As Secretary of State for President Reagan, Mr.Shultz spoke up for refugee haven, aid, and assistance. He spoke before Congress on behalf of humanitarian immigration for Amerasian children. He participated in foreign policy negotiations with governments needing U.S. insistence on changes (e.g., the USSR and Soviet Jews and other religious minorities) as part of negotiations on other vital global interests.   

Refugee issues were an integral part of U.S. foreign policy decisions during three presidential administrations: Ford, Carter, and Reagan, each of whom recognized and acted upon humanitarian elements of foreign policy.      

Hope of the Phoenix: The Reawakening and Rise of America's Humanitarian Spirit from the Ashes of Vietnam, 1975-1986 brings to life a remarkable slice of U.S. history regarding refugees.

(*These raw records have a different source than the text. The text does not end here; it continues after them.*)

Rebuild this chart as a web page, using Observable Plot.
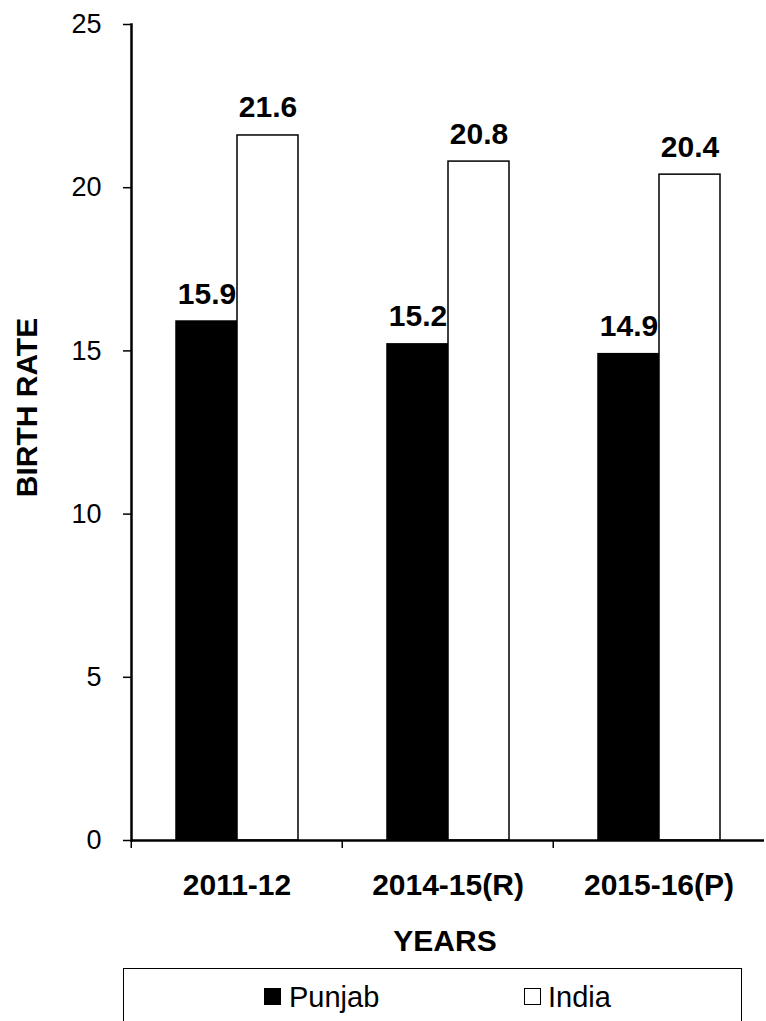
<!DOCTYPE html>
<html>
<head>
<meta charset="utf-8">
<script src="https://cdn.jsdelivr.net/npm/d3@7"></script>
<script src="https://cdn.jsdelivr.net/npm/@observablehq/plot@0.6"></script>
<style>
  html, body { margin: 0; padding: 0; background: #fff; }
  body { width: 766px; font-family: "Liberation Sans", Arial, sans-serif; color: #000; }
  #chart svg { display: block; }
  #legend { position: relative; box-sizing: border-box; margin-left: 123px; margin-top: 8px; width: 619px; height: 80px;
            border: 1.5px solid #000; border-bottom: none; }
  .sw { position: absolute; box-sizing: border-box; width: 17px; height: 17px; top: 19px; }
  .lt { position: absolute; top: 10px; font-size: 29px; line-height: 36px; }
</style>
</head>
<body>
<div id="chart"></div>
<div id="legend"></div>
<script>
const years = ["2011-12", "2014-15(R)", "2015-16(P)"];
const series = ["Punjab", "India"];
const punjab = [15.9, 15.2, 14.9];
const india = [21.6, 20.8, 20.4];
const yTicks = [0, 5, 10, 15, 20, 25];
const seriesColors = ["black", "white"];

const data = years.flatMap((y, i) => [
  {year: y, series: series[0], value: punjab[i]},
  {year: y, series: series[1], value: india[i]}
]);

const W = 766, H = 960, ML = 130, MR = 1.5, MT = 24, MB = 120;
const step = (W - ML - MR) / years.length;

const chart = Plot.plot({
  width: W, height: H,
  marginLeft: ML, marginRight: MR, marginTop: MT, marginBottom: MB,
  style: {fontFamily: '"Liberation Sans", Arial, sans-serif', background: "white", color: "black", overflow: "visible"},
  fx: {domain: years, padding: 0, label: null},
  x: {domain: series, paddingInner: 0, paddingOuter: 0.7195, axis: null},
  y: {domain: [0, 25]},
  color: {domain: series, range: seriesColors},
  marks: [
    Plot.barY(data, {fx: "year", x: "series", y: "value", fill: "series", stroke: "black", strokeWidth: 1.5}),
    Plot.text(data, {fx: "year", x: "series", y: "value", text: d => d.value.toFixed(1),
      lineAnchor: "bottom", dy: -18, fontSize: 30, fontWeight: "bold"}),
    Plot.ruleY([0], {strokeWidth: 2.5}),
    Plot.frame({anchor: "left", facetAnchor: "left", strokeWidth: 2.5}),
    Plot.axisY({ticks: yTicks, tickSize: 8, tickPadding: 22, fontSize: 27, label: null, strokeWidth: 1.5}),
    Plot.axisFx({anchor: "bottom", tickSize: 8, fill: "none", label: null, dx: -step / 2, strokeWidth: 1.5}),
    Plot.axisFx({anchor: "bottom", tickSize: 0, tickPadding: 33, fontSize: 30, fontWeight: "bold", label: null}),
    Plot.text([years[0]], {fx: d => d, frameAnchor: "left", text: ["BIRTH RATE"], rotate: -90,
      textAnchor: "middle", lineAnchor: "middle", dx: -104, dy: -25, fontSize: 30, fontWeight: "bold"}),
    Plot.text([years[1]], {fx: d => d, frameAnchor: "bottom", text: ["YEARS"],
      textAnchor: "middle", lineAnchor: "middle", dx: -3, dy: 101, fontSize: 30, fontWeight: "bold"})
  ]
});
document.getElementById("chart").append(chart);

// legend
const legend = document.getElementById("legend");
const swX = [140, 400], txX = [165, 424];
series.forEach((s, i) => {
  const sw = document.createElement("span");
  sw.className = "sw";
  sw.style.left = swX[i] + "px";
  sw.style.background = seriesColors[i];
  sw.style.border = "1.5px solid #000";
  legend.append(sw);
  const t = document.createElement("span");
  t.className = "lt";
  t.style.left = txX[i] + "px";
  t.textContent = s;
  legend.append(t);
});
</script>
</body>
</html>
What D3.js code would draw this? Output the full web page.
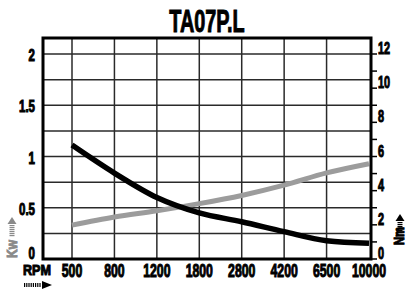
<!DOCTYPE html>
<html>
<head>
<meta charset="utf-8">
<script src="https://cdn.jsdelivr.net/npm/d3@7"></script>
<style>
body { margin: 0; background: #fff; }
text { font-family: "Liberation Sans", Arial, sans-serif; font-weight: bold; }
</style>
</head>
<body>
<div id="chart"></div>
<script>
var width = 406,
    height = 289;

// data
var rpm = ["500", "800", "1200", "1800", "2800", "4200", "6500", "10000"];
var powerKw = [0.33, 0.41, 0.47, 0.54, 0.62, 0.72, 0.84, 0.93];
var torqueNm = [6.67, 5.03, 3.6, 2.7, 2.18, 1.6, 1.07, 0.92];
var kwTicks = [0, 0.5, 1, 1.5, 2];
var nmTicks = [0, 2, 4, 6, 8, 10, 12];

var plotLeft = 43, plotRight = 371, plotTop = 38, plotBottom = 259;

var svg = d3.select("#chart").append("svg")
    .attr("width", width)
    .attr("height", height);

var x = d3.scalePoint().domain(rpm).range([72, 369]);
var yKw = d3.scaleLinear().domain([0, 2]).range([plotBottom, 54]);
var yNm = d3.scaleLinear().domain([0, 12]).range([plotBottom, 54]);

// condensed heavy text (scaled horizontally, thickened with a stroke)
function label(px, py, str, size, sx, anchor, fill) {
    var g = svg.append("g")
        .attr("transform", "translate(" + px + "," + py + ") scale(" + sx + ",1)");
    g.append("text")
        .attr("font-size", size)
        .attr("text-anchor", anchor)
        .attr("fill", fill || "#000")
        .attr("stroke", fill || "#000")
        .attr("stroke-width", 1)
        .text(str);
    return g;
}

// title
label((plotLeft + plotRight) / 2, 32, "TA07P.L", 31, 0.64, "middle");

// grid
var hGrid = d3.range(0.25, 2.01, 0.25);
svg.selectAll(".hgrid")
    .data(hGrid)
    .enter().append("line")
    .attr("x1", plotLeft).attr("x2", plotRight)
    .attr("y1", function (d) { return yKw(d); })
    .attr("y2", function (d) { return yKw(d); })
    .attr("stroke", "#2a2a2a")
    .attr("stroke-width", 1.5);
svg.selectAll(".vgrid")
    .data(rpm.slice(0, -1))
    .enter().append("line")
    .attr("x1", function (d) { return x(d); })
    .attr("x2", function (d) { return x(d); })
    .attr("y1", plotTop).attr("y2", plotBottom)
    .attr("stroke", "#2a2a2a")
    .attr("stroke-width", 1.5);

// curves
var kwLine = d3.line()
    .x(function (d, i) { return x(rpm[i]); })
    .y(function (d) { return yKw(d); })
    .curve(d3.curveMonotoneX);
var nmLine = d3.line()
    .x(function (d, i) { return x(rpm[i]); })
    .y(function (d) { return yNm(d); })
    .curve(d3.curveMonotoneX);

svg.append("path")
    .attr("d", kwLine(powerKw))
    .attr("fill", "none")
    .attr("stroke", "#9c9c9c")
    .attr("stroke-width", 5);
svg.append("path")
    .attr("d", nmLine(torqueNm))
    .attr("fill", "none")
    .attr("stroke", "#000")
    .attr("stroke-width", 5.5);

// frame
svg.append("rect")
    .attr("x", plotLeft).attr("y", plotTop)
    .attr("width", plotRight - plotLeft).attr("height", plotBottom - plotTop)
    .attr("fill", "none")
    .attr("stroke", "#000")
    .attr("stroke-width", 3);

// right axis ticks
svg.selectAll(".rtick")
    .data(d3.range(0, 13))
    .enter().append("line")
    .attr("x1", plotRight).attr("x2", plotRight + 6)
    .attr("y1", function (d) { return yNm(d); })
    .attr("y2", function (d) { return yNm(d); })
    .attr("stroke", "#000")
    .attr("stroke-width", 1.5);

// axis labels
kwTicks.forEach(function (d) {
    label(35, Math.min(yKw(d) + 7, 259), String(d), 16, 0.72, "end");
});
nmTicks.forEach(function (d) {
    label(378, yNm(d), String(d), 16, 0.68, "start");
});
rpm.forEach(function (d) {
    label(x(d), 277, d, 17.5, 0.7, "middle");
});
label(23, 275, "RPM", 15, 0.84, "start");

// Kw (grey) and Nm (black) side labels
svg.append("text")
    .attr("transform", "translate(17,249) rotate(-90) scale(0.8,1)")
    .attr("font-size", 15)
    .attr("text-anchor", "middle")
    .attr("fill", "#8a8a8a")
    .attr("stroke", "#8a8a8a")
    .attr("stroke-width", 1)
    .text("Kw");
svg.append("text")
    .attr("transform", "translate(404,236) rotate(-90) scale(0.8,1)")
    .attr("font-size", 14)
    .attr("text-anchor", "middle")
    .attr("fill", "#000")
    .attr("stroke", "#000")
    .attr("stroke-width", 1)
    .text("Nm");

// arrows with striped shafts
function upArrow(cx, tip, fill) {
    svg.append("path")
        .attr("d", "M" + (cx - 4.5) + "," + (tip + 7) + "L" + cx + "," + tip + "L" + (cx + 4.5) + "," + (tip + 7) + "Z")
        .attr("fill", fill);
    d3.range(0, 6).forEach(function (i) {
        svg.append("rect")
            .attr("x", cx - 2.5).attr("y", tip + 8 + i * 2)
            .attr("width", 5).attr("height", 1.2)
            .attr("fill", fill);
    });
}
upArrow(12, 217, "#8a8a8a");
upArrow(400, 214, "#000");

svg.append("path")
    .attr("d", "M42,281L52,285L42,289Z")
    .attr("fill", "#000");
d3.range(0, 8).forEach(function (i) {
    svg.append("rect")
        .attr("x", 24 + i * 2.2).attr("y", 283)
        .attr("width", 1.2).attr("height", 4)
        .attr("fill", "#000");
});
</script>
</body>
</html>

The insider's view of the interim and then appointed director of the new Bureau for Refugee Programs, 1979-1986, is full of region-wide accounts.

From Southeast Asia, an array of global crises erupted: the Middle East,USSR (as mentioned), Africa, Eastern Europe, Central America, the Mediterranean, and South Asia. Their plight needed the organization and convincing outreach of the United States.

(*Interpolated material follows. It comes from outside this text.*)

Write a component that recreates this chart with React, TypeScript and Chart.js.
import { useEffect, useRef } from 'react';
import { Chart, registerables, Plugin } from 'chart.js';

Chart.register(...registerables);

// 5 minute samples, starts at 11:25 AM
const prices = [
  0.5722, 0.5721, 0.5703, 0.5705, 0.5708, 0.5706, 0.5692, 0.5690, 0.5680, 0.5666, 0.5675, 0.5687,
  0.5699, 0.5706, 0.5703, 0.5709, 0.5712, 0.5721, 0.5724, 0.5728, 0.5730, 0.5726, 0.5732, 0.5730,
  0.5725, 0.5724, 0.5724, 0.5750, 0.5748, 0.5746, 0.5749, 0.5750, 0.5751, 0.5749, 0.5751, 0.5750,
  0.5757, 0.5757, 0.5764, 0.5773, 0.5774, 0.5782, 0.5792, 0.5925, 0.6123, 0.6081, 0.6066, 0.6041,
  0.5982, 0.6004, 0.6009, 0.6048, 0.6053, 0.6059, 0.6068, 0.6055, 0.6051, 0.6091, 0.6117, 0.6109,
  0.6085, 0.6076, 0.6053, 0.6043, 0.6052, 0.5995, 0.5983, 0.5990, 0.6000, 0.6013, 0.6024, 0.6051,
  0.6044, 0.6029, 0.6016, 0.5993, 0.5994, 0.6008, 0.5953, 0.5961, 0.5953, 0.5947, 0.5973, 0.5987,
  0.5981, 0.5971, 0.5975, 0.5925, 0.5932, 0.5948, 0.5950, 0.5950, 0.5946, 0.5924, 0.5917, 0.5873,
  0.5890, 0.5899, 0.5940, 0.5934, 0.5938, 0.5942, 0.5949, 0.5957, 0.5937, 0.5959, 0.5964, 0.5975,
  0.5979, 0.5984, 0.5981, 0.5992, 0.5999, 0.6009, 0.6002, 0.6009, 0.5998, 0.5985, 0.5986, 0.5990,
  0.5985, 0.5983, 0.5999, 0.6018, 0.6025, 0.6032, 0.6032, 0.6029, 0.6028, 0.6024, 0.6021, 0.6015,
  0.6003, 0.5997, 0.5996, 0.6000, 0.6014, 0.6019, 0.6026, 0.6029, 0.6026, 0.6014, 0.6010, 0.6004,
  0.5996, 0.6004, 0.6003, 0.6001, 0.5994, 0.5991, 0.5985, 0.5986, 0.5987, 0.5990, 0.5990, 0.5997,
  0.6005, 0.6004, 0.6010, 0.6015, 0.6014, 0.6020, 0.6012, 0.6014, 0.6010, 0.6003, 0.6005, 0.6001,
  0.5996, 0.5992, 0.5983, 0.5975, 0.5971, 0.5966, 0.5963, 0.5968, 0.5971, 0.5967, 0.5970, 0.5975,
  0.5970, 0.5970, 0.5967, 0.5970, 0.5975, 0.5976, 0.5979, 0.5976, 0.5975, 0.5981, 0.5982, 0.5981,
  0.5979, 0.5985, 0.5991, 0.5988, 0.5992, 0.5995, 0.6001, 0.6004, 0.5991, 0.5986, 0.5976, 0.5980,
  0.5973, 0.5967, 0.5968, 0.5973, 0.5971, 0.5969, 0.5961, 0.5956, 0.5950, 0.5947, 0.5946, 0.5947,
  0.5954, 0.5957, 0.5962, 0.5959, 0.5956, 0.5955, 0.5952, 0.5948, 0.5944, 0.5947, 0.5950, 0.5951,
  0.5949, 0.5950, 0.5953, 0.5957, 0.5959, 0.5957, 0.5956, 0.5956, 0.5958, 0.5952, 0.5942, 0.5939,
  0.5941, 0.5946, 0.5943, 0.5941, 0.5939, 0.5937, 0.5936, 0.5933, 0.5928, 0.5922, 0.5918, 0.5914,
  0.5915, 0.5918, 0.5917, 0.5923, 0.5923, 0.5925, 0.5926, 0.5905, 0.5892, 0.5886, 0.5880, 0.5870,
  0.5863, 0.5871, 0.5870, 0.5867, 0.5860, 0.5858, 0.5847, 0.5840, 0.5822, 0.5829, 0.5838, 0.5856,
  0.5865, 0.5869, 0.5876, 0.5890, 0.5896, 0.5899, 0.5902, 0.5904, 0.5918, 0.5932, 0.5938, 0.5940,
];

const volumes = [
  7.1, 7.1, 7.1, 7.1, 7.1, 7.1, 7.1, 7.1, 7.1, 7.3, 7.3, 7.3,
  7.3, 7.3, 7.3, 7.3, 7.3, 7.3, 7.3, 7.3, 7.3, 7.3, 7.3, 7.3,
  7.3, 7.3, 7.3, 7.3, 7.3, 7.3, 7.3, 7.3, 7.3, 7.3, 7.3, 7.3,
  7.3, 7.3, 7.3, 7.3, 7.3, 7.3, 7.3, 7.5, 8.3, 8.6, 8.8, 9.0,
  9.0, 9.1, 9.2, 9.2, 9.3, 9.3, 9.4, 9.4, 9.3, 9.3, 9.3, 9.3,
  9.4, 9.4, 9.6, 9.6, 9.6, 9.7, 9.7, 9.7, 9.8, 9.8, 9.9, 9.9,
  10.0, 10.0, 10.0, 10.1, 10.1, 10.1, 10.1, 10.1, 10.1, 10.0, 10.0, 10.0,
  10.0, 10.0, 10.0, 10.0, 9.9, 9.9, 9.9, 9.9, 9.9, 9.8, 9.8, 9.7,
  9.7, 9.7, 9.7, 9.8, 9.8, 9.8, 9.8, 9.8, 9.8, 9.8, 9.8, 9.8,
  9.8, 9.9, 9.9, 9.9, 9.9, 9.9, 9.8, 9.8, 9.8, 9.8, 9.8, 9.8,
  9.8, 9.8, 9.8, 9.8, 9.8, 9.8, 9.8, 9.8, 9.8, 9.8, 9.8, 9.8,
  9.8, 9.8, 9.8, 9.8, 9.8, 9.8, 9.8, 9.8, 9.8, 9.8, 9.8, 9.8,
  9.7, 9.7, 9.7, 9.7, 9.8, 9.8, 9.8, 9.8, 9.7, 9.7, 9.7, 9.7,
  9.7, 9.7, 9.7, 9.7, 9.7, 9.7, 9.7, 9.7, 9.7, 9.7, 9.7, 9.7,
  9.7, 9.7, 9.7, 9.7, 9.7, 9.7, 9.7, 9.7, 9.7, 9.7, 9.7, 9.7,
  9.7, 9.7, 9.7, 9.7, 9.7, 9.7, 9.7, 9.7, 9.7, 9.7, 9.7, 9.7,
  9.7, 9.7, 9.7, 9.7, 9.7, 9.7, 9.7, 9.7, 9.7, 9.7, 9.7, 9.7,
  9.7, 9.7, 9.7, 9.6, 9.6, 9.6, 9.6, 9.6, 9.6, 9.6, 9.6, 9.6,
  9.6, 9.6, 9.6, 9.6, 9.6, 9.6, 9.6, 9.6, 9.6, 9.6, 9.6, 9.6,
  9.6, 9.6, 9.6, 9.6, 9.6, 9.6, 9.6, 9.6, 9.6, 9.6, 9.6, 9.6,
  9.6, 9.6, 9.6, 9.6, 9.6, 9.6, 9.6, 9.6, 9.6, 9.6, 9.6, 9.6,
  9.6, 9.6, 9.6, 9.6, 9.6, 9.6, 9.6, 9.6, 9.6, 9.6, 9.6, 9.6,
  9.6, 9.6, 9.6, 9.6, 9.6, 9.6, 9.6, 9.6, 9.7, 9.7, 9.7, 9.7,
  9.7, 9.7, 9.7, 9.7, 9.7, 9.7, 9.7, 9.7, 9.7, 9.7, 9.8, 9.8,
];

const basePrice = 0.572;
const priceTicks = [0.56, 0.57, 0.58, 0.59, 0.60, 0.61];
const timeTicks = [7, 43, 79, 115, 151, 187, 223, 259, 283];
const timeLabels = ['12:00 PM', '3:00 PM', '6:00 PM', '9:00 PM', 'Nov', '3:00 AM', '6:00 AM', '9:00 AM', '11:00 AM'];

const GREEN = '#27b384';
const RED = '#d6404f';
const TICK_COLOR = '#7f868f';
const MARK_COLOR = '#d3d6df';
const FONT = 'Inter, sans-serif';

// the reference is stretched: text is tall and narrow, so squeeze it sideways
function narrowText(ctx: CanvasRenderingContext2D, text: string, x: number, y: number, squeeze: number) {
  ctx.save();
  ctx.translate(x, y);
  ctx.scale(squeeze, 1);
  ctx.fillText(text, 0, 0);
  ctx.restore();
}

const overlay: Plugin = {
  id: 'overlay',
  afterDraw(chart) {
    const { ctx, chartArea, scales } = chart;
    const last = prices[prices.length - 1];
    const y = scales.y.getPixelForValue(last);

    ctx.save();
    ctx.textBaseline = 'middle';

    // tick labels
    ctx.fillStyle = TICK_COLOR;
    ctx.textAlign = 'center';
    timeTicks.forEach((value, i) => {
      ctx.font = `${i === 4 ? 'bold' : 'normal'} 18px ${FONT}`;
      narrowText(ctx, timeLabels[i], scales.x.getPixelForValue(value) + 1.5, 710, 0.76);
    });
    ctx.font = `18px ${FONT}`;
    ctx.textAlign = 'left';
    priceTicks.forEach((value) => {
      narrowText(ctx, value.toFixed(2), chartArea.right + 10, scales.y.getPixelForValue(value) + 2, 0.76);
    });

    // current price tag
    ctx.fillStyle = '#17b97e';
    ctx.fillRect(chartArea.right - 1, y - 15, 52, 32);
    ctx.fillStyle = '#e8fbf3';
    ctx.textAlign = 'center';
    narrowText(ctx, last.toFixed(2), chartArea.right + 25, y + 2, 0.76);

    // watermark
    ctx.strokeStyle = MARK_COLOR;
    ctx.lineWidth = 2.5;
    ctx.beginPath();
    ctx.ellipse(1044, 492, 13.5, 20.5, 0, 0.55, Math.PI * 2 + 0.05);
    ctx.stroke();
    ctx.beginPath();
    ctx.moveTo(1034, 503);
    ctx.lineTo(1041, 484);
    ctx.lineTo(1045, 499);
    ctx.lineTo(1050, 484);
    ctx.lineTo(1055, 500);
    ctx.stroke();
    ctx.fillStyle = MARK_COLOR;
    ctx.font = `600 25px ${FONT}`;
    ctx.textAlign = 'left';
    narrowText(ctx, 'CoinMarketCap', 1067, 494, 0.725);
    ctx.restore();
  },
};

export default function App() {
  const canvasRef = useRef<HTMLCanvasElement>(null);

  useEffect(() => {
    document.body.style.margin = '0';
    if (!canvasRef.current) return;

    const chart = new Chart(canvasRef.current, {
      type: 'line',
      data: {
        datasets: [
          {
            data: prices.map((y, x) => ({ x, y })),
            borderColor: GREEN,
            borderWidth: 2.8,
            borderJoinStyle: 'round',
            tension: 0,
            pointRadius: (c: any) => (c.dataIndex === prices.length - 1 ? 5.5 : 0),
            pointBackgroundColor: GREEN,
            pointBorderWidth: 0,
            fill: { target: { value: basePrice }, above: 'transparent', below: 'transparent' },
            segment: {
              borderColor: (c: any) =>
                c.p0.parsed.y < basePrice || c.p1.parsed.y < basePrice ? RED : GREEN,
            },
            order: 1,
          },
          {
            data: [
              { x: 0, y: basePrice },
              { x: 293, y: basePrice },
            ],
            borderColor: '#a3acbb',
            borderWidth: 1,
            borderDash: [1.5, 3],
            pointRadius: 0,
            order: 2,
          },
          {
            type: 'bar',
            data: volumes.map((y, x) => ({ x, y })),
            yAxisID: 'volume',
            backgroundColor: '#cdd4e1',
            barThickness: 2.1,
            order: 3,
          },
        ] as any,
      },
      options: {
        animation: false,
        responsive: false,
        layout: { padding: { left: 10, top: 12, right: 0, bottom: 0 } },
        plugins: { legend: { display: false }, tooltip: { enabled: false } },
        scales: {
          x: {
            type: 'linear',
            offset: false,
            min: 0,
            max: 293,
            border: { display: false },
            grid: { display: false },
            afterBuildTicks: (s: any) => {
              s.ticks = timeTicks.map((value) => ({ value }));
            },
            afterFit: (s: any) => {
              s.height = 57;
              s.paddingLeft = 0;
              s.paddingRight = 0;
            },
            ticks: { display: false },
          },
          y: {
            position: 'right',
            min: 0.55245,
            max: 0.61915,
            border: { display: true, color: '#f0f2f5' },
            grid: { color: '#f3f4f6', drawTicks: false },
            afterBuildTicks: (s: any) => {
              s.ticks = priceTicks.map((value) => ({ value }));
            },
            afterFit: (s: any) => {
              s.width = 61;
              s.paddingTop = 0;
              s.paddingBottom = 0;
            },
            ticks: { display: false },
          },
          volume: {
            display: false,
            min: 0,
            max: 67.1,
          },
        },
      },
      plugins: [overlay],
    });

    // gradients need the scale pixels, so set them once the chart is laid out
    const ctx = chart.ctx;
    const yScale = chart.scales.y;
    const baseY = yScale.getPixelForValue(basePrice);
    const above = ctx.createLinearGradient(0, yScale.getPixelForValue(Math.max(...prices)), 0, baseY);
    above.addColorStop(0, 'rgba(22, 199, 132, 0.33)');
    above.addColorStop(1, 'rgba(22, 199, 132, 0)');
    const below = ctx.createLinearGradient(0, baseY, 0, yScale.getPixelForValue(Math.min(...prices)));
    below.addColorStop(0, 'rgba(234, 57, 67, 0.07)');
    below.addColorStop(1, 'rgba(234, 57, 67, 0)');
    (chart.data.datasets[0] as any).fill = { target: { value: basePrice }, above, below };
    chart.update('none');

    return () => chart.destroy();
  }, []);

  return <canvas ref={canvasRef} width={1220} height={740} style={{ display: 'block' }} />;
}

The State Department and its Refugee Program led the way with its in-house team, foreign embassy teams, other U.S. agencies at home and abroad, the U.S. Congress, the UN and its affected agencies, including the Red Cross, International Red Cross, UNHCR, World Food Program, and many others.

What highly recommends the book is its thorough research: recorded interviews of others on-the-scene, peer reviews from the same, and an array of news and other reports of the time.

Five Books (parts/sections) include chapters according to regions. The fifth and briefest of all the books is being written and is under peer review and comments.

All of this and more Jim and George P. Shultz, whom Jim has considered a mentor since 1970, experienced up close to strategic and tactical decisions and actions. 

Jim appreciated Mr. Shultz's recent encouragement for the book.